The worst part is timing. Because automation is supposed to run in the background, people stop watching it closely. That means failures often sit unnoticed for hours or days.
By the time someone investigates, the original signal is buried in old logs, the context is gone, and the downstream damage is already real.
This is why automation pipeline reliability needs active detection, not passive hope.
How to detect it
The most practical way to improve automation pipeline reliability is to monitor expected execution, not just infrastructure health.
That means answering questions like:
- Did the pipeline start when it was supposed to?
- Did it complete within an acceptable window?
- Did all critical stages finish?
- Did the final success signal arrive?
This is where heartbeat monitoring becomes useful.
A heartbeat is a simple signal sent by the job or pipeline stage to confirm that it is alive and progressing. Instead of waiting for users to notice stale data, you define expected signals and alert when they do not arrive.
For example:
- send a heartbeat when the pipeline starts
- send another when the critical transformation step completes
- send a final success heartbeat only after the entire workflow finishes
That gives you visibility into missed runs, hangs, and incomplete chains.
For some pipelines, one final heartbeat is enough.
For more fragile workflows, stage-level heartbeats are better.
The key idea is simple: monitor absence, not just errors.
Errors show up when systems fail loudly.
Heartbeats help when systems fail quietly.
Simple solution (with example)
A simple pattern is to send a success ping at the end of the pipeline and alert if it never arrives.
Here is a minimal Bash example:
#!/usr/bin/env bash
set -euo pipefail
echo "Starting nightly automation pipeline"
python3 export_data.py
python3 transform_data.py
python3 upload_results.py
curl -fsS https://quietpulse.xyz/ping/YOUR_JOB_TOKEN
In this setup:
- if any step fails, the script exits before the ping
- if the machine never starts the job, the ping never happens
- if the pipeline hangs before completion, the ping never happens
That makes the missing signal meaningful.
If you want better visibility, add stage-level pings:
#!/usr/bin/env bash
set -euo pipefail
curl -fsS https://quietpulse.xyz/ping/pipeline-started
python3 export_data.py
curl -fsS https://quietpulse.xyz/ping/export-complete
python3 transform_data.py
curl -fsS https://quietpulse.xyz/ping/transform-complete
python3 upload_results.py
curl -fsS https://quietpulse.xyz/ping/pipeline-finished
Now you can tell whether the entire automation failed, or whether it stopped at a specific step.
Instead of building the heartbeat tracking yourself, you can use a small monitoring tool like QuietPulse to handle expected intervals, missed-run alerts, and notifications.
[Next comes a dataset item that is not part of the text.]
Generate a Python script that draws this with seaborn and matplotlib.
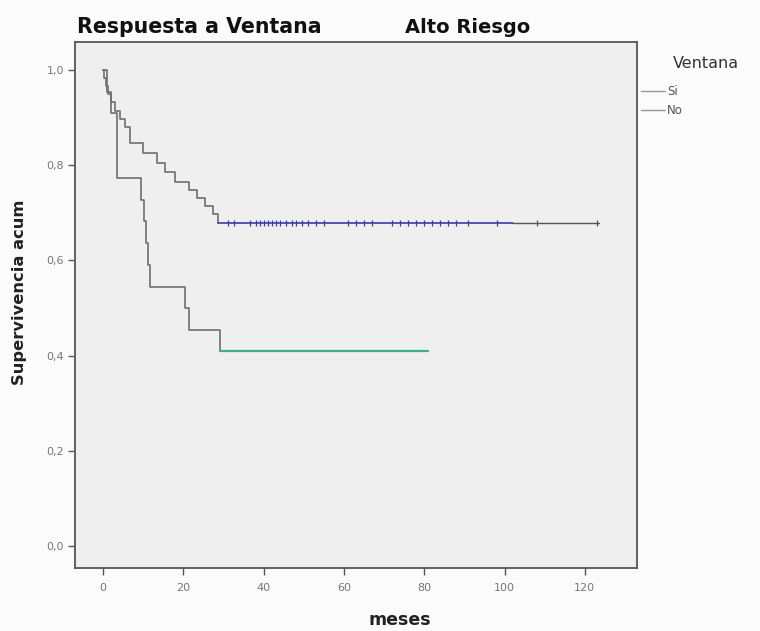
import numpy as np
import pandas as pd
import matplotlib
matplotlib.use("Agg")
import matplotlib.pyplot as plt
import seaborn as sns
from matplotlib.lines import Line2D

# ---- data ----
si_times = [0, 0.3, 0.7, 1.2, 2.0, 3.0, 4.2, 5.5, 6.7, 6.8, 10.0, 13.5, 15.5, 17.8, 21.5, 23.5, 25.3, 27.3, 28.5]
si_surv = [1.0, 0.983, 0.966, 0.949, 0.932, 0.915, 0.898, 0.881, 0.864, 0.847, 0.825, 0.805, 0.786, 0.765, 0.748, 0.731, 0.714, 0.697, 0.678]
si_end = 123.5
si_color_change = 102
si_censor = [31, 32.5, 36.5, 38, 39, 40, 41, 42, 43, 44, 45.5, 47, 48, 49.5, 51, 53, 55,
             61, 63, 65, 67, 72, 74, 76, 78, 80, 82, 84, 86, 88, 91, 98, 108, 123]

no_times = [0, 1.0, 2.0, 3.5, 9.5, 10.2, 10.8, 11.3, 11.8, 20.5, 21.5, 29]
no_surv = [1.0, 0.955, 0.909, 0.773, 0.727, 0.682, 0.636, 0.591, 0.545, 0.5, 0.455, 0.409]
no_end = 81

x_ticks = [0, 20, 40, 60, 80, 100, 120]
y_ticks = [0.0, 0.2, 0.4, 0.6, 0.8, 1.0]
y_tick_labels = ["0,0", "0,2", "0,4", "0,6", "0,8", "1,0"]
groups = ["Si", "No"]

# ---- style ----
sns.set_theme(style="white")
plt.rcParams["font.family"] = ["DejaVu Sans"]

W, H = 760, 631
fig = plt.figure(figsize=(W / 100, H / 100), dpi=100, facecolor="#fbfbfb")
ax = fig.add_axes([75 / W, 1 - 568 / H, (637 - 75) / W, (568 - 42) / H])
ax.set_facecolor("#efefef")

grey = "#6e6e6e"
blue = "#3c3ca8"
green = "#3fae88"

# Si curve: stepped part
sns.lineplot(x=si_times, y=si_surv, drawstyle="steps-post", estimator=None, sort=False,
             color=grey, linewidth=1.2, ax=ax)
# Si flat part
s_final = si_surv[-1]
sns.lineplot(x=[si_times[-1], si_color_change], y=[s_final, s_final], estimator=None,
             color=blue, linewidth=1.2, ax=ax)
sns.lineplot(x=[si_color_change, si_end], y=[s_final, s_final], estimator=None,
             color="#555555", linewidth=1.0, ax=ax)
c_blue = [t for t in si_censor if t < si_color_change]
c_grey = [t for t in si_censor if t >= si_color_change]
sns.scatterplot(x=c_blue, y=[s_final] * len(c_blue), marker="|", s=22, linewidth=0.9,
                color=blue, ax=ax)
sns.scatterplot(x=c_grey, y=[s_final] * len(c_grey), marker="|", s=22, linewidth=0.9,
                color="#555555", ax=ax)

# No curve
sns.lineplot(x=no_times, y=no_surv, drawstyle="steps-post", estimator=None, sort=False,
             color=grey, linewidth=1.2, ax=ax)
n_final = no_surv[-1]
sns.lineplot(x=[no_times[-1], no_end], y=[n_final, n_final], estimator=None,
             color=green, linewidth=1.6, ax=ax)

ax.set_xlim(-7, 133)
ax.set_ylim(-0.046, 1.059)
ax.set_xticks(x_ticks)
ax.set_xticklabels([str(v) for v in x_ticks])
ax.set_yticks(y_ticks)
ax.set_yticklabels(y_tick_labels)
ax.tick_params(axis="both", direction="out", length=5, width=1, color="#555555",
               labelsize=8, labelcolor="#777777")
ax.tick_params(axis="x", pad=6)
ax.tick_params(axis="y", pad=3)
ax.tick_params(axis="both", which="both", bottom=True, left=True)
for sp in ax.spines.values():
    sp.set_color("#555555")
    sp.set_linewidth(1.3)

ax.set_xlabel("meses", fontsize=12.5, fontweight="bold", color="#222222")
ax.xaxis.set_label_coords((400 - 75) / 562, -(620 - 568) / 526, transform=ax.transAxes)
ax.xaxis.label.set_va("center")
ax.set_ylabel("Supervivencia acum", fontsize=11.7, fontweight="bold", color="#222222")
ax.yaxis.set_label_coords((20 - 75) / 562, (568 - 292) / 526, transform=ax.transAxes)
ax.yaxis.label.set_va("center")

fig.text(77 / W, 1 - 33 / H, "Respuesta a Ventana", fontsize=14.8, fontweight="bold",
         color="#111111", ha="left", va="baseline")
fig.text(468 / W, 1 - 33 / H, "Alto Riesgo", fontsize=14, fontweight="bold",
         color="#111111", ha="center", va="baseline")

fig.text(706 / W, 1 - 64 / H, "Ventana", fontsize=11.5, color="#333333",
         ha="center", va="center")
handles = [Line2D([0], [0], color="#999999", lw=1),
           Line2D([0], [0], color="#999999", lw=1)]
leg = fig.legend(handles=handles, labels=groups, loc="upper left",
                 bbox_to_anchor=(641 / W, 1 - 85 / H), frameon=False, fontsize=8.5,
                 handlelength=2.0, handletextpad=0.2, labelspacing=0.55, borderpad=0,
                 borderaxespad=0)
for t in leg.get_texts():
    t.set_color("#555555")

fig.savefig("out.png", dpi=100, facecolor=fig.get_facecolor())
The useful part is not the ping itself, it is knowing quickly when the ping did not happen.
Common mistakes
1. Monitoring only server uptime
Your server can be up while the pipeline is completely broken. Uptime checks are useful, but they do not prove scheduled work is running.
2. Trusting logs too much
Logs help during debugging, but they do not reliably tell you that a job never started. No run often means no log entry, which is exactly the problem.
3. Sending a success signal too early
If you ping before the real work finishes, you create false confidence. The heartbeat should represent meaningful completion, not just startup.
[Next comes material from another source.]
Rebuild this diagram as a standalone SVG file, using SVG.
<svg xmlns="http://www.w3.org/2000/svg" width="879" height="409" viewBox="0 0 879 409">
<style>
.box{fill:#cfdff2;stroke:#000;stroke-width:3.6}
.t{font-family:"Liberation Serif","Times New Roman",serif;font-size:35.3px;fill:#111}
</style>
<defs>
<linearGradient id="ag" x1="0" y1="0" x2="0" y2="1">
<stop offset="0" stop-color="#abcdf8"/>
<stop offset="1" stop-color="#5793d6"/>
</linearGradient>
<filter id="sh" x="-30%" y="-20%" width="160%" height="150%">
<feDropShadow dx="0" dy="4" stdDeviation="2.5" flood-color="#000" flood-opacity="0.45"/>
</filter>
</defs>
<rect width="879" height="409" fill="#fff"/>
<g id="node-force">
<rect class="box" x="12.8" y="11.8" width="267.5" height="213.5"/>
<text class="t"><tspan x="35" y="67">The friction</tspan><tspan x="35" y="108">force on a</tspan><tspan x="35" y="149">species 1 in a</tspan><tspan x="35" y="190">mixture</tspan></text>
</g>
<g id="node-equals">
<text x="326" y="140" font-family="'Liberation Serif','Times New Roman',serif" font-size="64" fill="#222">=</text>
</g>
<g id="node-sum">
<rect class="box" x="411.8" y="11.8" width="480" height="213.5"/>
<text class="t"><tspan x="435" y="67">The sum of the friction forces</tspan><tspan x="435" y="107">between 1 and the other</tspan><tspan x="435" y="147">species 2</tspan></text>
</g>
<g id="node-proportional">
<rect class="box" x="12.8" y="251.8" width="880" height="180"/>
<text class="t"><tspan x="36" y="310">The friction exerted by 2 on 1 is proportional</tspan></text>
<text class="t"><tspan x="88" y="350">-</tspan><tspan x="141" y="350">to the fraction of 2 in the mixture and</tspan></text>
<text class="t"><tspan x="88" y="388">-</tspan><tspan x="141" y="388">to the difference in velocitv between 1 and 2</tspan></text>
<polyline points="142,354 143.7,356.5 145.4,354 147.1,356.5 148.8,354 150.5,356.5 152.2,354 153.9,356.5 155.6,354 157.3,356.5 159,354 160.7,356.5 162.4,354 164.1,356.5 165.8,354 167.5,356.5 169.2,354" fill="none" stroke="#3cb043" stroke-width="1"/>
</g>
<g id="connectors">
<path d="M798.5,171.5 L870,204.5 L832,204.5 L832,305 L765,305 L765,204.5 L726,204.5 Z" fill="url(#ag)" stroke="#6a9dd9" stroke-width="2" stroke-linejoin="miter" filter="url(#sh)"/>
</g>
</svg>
4. Ignoring partial failures
A pipeline may “mostly work” while dropping one critical downstream step. If only the first stage is monitored, the pipeline can still be unreliable in practice.
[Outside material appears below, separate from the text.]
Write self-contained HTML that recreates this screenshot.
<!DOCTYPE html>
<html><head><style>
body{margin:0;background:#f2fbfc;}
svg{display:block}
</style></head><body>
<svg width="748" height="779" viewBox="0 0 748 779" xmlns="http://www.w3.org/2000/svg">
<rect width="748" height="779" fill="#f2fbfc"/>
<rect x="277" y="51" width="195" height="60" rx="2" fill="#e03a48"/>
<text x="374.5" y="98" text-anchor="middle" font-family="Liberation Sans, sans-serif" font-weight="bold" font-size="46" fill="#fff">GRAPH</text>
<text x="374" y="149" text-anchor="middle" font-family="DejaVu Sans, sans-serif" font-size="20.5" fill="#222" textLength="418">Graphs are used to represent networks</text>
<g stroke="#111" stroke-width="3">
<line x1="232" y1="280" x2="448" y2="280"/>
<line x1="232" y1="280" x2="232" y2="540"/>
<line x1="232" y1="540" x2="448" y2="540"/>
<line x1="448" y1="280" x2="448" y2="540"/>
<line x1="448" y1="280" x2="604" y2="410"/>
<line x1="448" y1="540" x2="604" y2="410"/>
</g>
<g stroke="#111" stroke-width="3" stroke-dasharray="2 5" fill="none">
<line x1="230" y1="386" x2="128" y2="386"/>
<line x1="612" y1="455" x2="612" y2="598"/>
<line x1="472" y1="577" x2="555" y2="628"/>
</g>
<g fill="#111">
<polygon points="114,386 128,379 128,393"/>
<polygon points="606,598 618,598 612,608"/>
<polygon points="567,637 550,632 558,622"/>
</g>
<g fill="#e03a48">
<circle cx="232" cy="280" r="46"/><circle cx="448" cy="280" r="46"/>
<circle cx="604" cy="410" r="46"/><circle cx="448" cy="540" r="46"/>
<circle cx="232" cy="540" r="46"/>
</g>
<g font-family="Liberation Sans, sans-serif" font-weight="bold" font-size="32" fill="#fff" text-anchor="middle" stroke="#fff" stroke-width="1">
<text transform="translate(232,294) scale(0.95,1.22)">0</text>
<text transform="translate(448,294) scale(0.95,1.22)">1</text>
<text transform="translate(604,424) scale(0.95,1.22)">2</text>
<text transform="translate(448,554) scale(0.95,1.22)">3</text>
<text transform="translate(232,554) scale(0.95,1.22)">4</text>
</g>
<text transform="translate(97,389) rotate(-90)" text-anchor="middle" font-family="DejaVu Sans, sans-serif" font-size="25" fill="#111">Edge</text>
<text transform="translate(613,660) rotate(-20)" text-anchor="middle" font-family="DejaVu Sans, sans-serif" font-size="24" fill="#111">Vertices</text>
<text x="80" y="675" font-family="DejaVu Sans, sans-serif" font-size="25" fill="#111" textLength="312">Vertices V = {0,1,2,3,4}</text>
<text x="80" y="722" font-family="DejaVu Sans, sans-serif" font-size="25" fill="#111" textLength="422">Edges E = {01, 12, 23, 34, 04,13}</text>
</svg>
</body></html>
5. Failing to define timing expectations
A job that runs three hours late can still hurt production, even if it eventually completes. Reliability is not only about success, it is also about being on time.
Alternative approaches
Heartbeat monitoring is practical, but it is not the only option.
Logs
Logs are helpful for investigation after a failure. They are weak as a primary detection method because they are fragmented and often missing when the trigger never ran.
Metrics and dashboards
Metrics can show queue depth, runtime, throughput, or failure counts. This is powerful in mature systems, but it can be too heavy for small teams and side projects. It also requires someone to define and watch the right metrics.
Workflow engine status pages
Some tools expose pipeline state directly. That is useful when the whole workflow lives inside one system. It breaks down when the pipeline spans cron, scripts, queues, APIs, and multiple services.
Manual notifications
A final “done” message in Slack or email is better than nothing, but manual notifications are easy to forget, hard to standardize, and noisy if you scale them badly.
In practice, the best approach is usually a combination:
- heartbeat monitoring for expected execution
- logs for debugging
- metrics for trends and bottlenecks
FAQ
What does automation pipeline reliability actually mean?
Automation pipeline reliability means your scheduled or event-driven workflow runs when expected, completes the required steps, and produces the intended outcome consistently. It is not just about whether the process exists, but whether the full chain works on time.
Why do automation pipelines fail silently?
They fail silently because many issues do not cause obvious crashes. A scheduler may miss a run, a worker may hang, a dependency may time out, or a downstream API may partially fail. Without explicit completion signals, those problems can go unnoticed.
Are logs enough for automation pipeline reliability?
No. Logs are useful for debugging, but they are not enough for reliability on their own. They usually tell you what happened during a run, but not whether an expected run never happened at all.
How do I monitor a multi-step automation pipeline?
Start by defining the expected checkpoints in the workflow. Then send heartbeat signals at the end of the pipeline, or after critical stages. Alert when those signals do not arrive in time.
Is heartbeat monitoring only for cron jobs?
No. It works for cron jobs, CI/CD workflows, background workers, scripts, data syncs, and other scheduled or chained automations. Any workflow with an expected completion signal can use it.
Conclusion
Most unreliable automation pipelines do not fail with a dramatic error. They fail quietly, one missed trigger, stuck worker, or incomplete step at a time.
If you care about automation pipeline reliability, monitor whether the workflow actually finishes when it should. That is the gap logs and uptime checks usually miss, and it is the gap that causes the most annoying production surprises.